▶ Your objective
Make an exact transcription of the material, leaving out all images.

▶ Information supplied

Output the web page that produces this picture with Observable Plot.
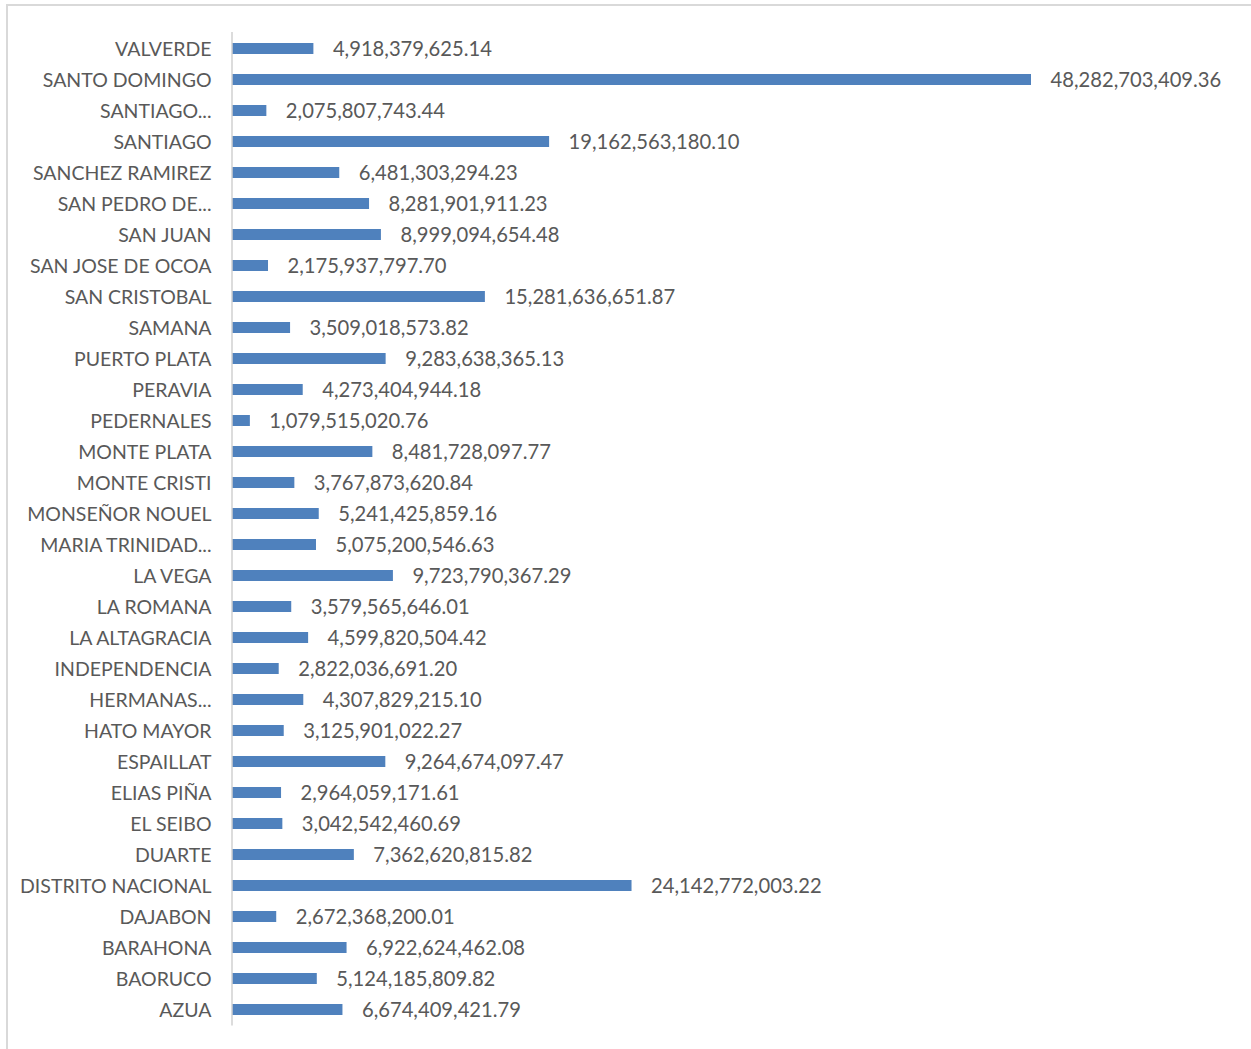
<!DOCTYPE html>
<html>
<head>
<meta charset="utf-8">
<script src="https://cdn.jsdelivr.net/npm/d3@7"></script>
<script src="https://cdn.jsdelivr.net/npm/@observablehq/plot@0.6"></script>
<style>
  html, body { margin: 0; padding: 0; background: #fff; }
  #wrap { position: relative; width: 1251px; height: 1049px; overflow: hidden; }
  #frame { position: absolute; left: 6px; top: 4px; width: 1250px; height: 1060px; border: 2px solid #d9d9d9; box-sizing: border-box; }
  #chart { position: absolute; left: 0; top: 0; }
</style>
</head>
<body>
<div id="wrap"><div id="frame"></div><div id="chart"></div></div>
<script>
const provinces = [
  "VALVERDE", "SANTO DOMINGO", "SANTIAGO...", "SANTIAGO", "SANCHEZ RAMIREZ",
  "SAN PEDRO DE...", "SAN JUAN", "SAN JOSE DE OCOA", "SAN CRISTOBAL", "SAMANA",
  "PUERTO PLATA", "PERAVIA", "PEDERNALES", "MONTE PLATA", "MONTE CRISTI",
  "MONSEÑOR NOUEL", "MARIA TRINIDAD...", "LA VEGA", "LA ROMANA", "LA ALTAGRACIA",
  "INDEPENDENCIA", "HERMANAS...", "HATO MAYOR", "ESPAILLAT", "ELIAS PIÑA",
  "EL SEIBO", "DUARTE", "DISTRITO NACIONAL", "DAJABON", "BARAHONA",
  "BAORUCO", "AZUA"
];
const amounts = [
  4918379625.14, 48282703409.36, 2075807743.44, 19162563180.10, 6481303294.23,
  8281901911.23, 8999094654.48, 2175937797.70, 15281636651.87, 3509018573.82,
  9283638365.13, 4273404944.18, 1079515020.76, 8481728097.77, 3767873620.84,
  5241425859.16, 5075200546.63, 9723790367.29, 3579565646.01, 4599820504.42,
  2822036691.20, 4307829215.10, 3125901022.27, 9264674097.47, 2964059171.61,
  3042542460.69, 7362620815.82, 24142772003.22, 2672368200.01, 6922624462.08,
  5124185809.82, 6674409421.79
];

const data = provinces.map((p, i) => ({province: p, amount: amounts[i]}));
const fmt = d3.format(",.2f");
const font = "Lato, 'Open Sans', sans-serif";

const chart = Plot.plot({
  width: 1251,
  height: 1049,
  marginLeft: 232,
  marginRight: 220,
  marginTop: 32,
  marginBottom: 23.5,
  style: {fontFamily: font, background: "transparent"},
  x: {domain: [0, 48282703409.36], axis: null},
  y: {domain: provinces, paddingInner: 0.64, paddingOuter: 0.32, label: null},
  marks: [
    Plot.axisY({tickSize: 0, tickPadding: 21, fontSize: 19.5, fill: "#595959", label: null, dy: 0.5}),
    Plot.barX(data, {y: "province", x: "amount", fill: "#4F81BD"}),
    Plot.ruleX([0], {stroke: "#d0d0d0", strokeWidth: 1.5, dx: -0.5}),
    Plot.text(data, {y: "province", x: "amount", text: d => fmt(d.amount), textAnchor: "start", dx: 19, dy: 0.5, fontSize: 20.2, fill: "#595959"})
  ]
});
document.getElementById("chart").appendChild(chart);
</script>
</body>
</html>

▶ Correct answer
Output the web page that produces this picture with Observable Plot.
<!DOCTYPE html>
<html>
<head>
<meta charset="utf-8">
<script src="https://cdn.jsdelivr.net/npm/d3@7"></script>
<script src="https://cdn.jsdelivr.net/npm/@observablehq/plot@0.6"></script>
<style>
  html, body { margin: 0; padding: 0; background: #fff; }
  #wrap { position: relative; width: 1251px; height: 1049px; overflow: hidden; }
  #frame { position: absolute; left: 6px; top: 4px; width: 1250px; height: 1060px; border: 2px solid #d9d9d9; box-sizing: border-box; }
  #chart { position: absolute; left: 0; top: 0; }
</style>
</head>
<body>
<div id="wrap"><div id="frame"></div><div id="chart"></div></div>
<script>
const provinces = [
  "VALVERDE", "SANTO DOMINGO", "SANTIAGO...", "SANTIAGO", "SANCHEZ RAMIREZ",
  "SAN PEDRO DE...", "SAN JUAN", "SAN JOSE DE OCOA", "SAN CRISTOBAL", "SAMANA",
  "PUERTO PLATA", "PERAVIA", "PEDERNALES", "MONTE PLATA", "MONTE CRISTI",
  "MONSEÑOR NOUEL", "MARIA TRINIDAD...", "LA VEGA", "LA ROMANA", "LA ALTAGRACIA",
  "INDEPENDENCIA", "HERMANAS...", "HATO MAYOR", "ESPAILLAT", "ELIAS PIÑA",
  "EL SEIBO", "DUARTE", "DISTRITO NACIONAL", "DAJABON", "BARAHONA",
  "BAORUCO", "AZUA"
];
const amounts = [
  4918379625.14, 48282703409.36, 2075807743.44, 19162563180.10, 6481303294.23,
  8281901911.23, 8999094654.48, 2175937797.70, 15281636651.87, 3509018573.82,
  9283638365.13, 4273404944.18, 1079515020.76, 8481728097.77, 3767873620.84,
  5241425859.16, 5075200546.63, 9723790367.29, 3579565646.01, 4599820504.42,
  2822036691.20, 4307829215.10, 3125901022.27, 9264674097.47, 2964059171.61,
  3042542460.69, 7362620815.82, 24142772003.22, 2672368200.01, 6922624462.08,
  5124185809.82, 6674409421.79
];

const data = provinces.map((p, i) => ({province: p, amount: amounts[i]}));
const fmt = d3.format(",.2f");
const font = "Lato, 'Open Sans', sans-serif";

const chart = Plot.plot({
  width: 1251,
  height: 1049,
  marginLeft: 232,
  marginRight: 220,
  marginTop: 32,
  marginBottom: 23.5,
  style: {fontFamily: font, background: "transparent"},
  x: {domain: [0, 48282703409.36], axis: null},
  y: {domain: provinces, paddingInner: 0.64, paddingOuter: 0.32, label: null},
  marks: [
    Plot.axisY({tickSize: 0, tickPadding: 21, fontSize: 19.5, fill: "#595959", label: null, dy: 0.5}),
    Plot.barX(data, {y: "province", x: "amount", fill: "#4F81BD"}),
    Plot.ruleX([0], {stroke: "#d0d0d0", strokeWidth: 1.5, dx: -0.5}),
    Plot.text(data, {y: "province", x: "amount", text: d => fmt(d.amount), textAnchor: "start", dx: 19, dy: 0.5, fontSize: 20.2, fill: "#595959"})
  ]
});
document.getElementById("chart").appendChild(chart);
</script>
</body>
</html>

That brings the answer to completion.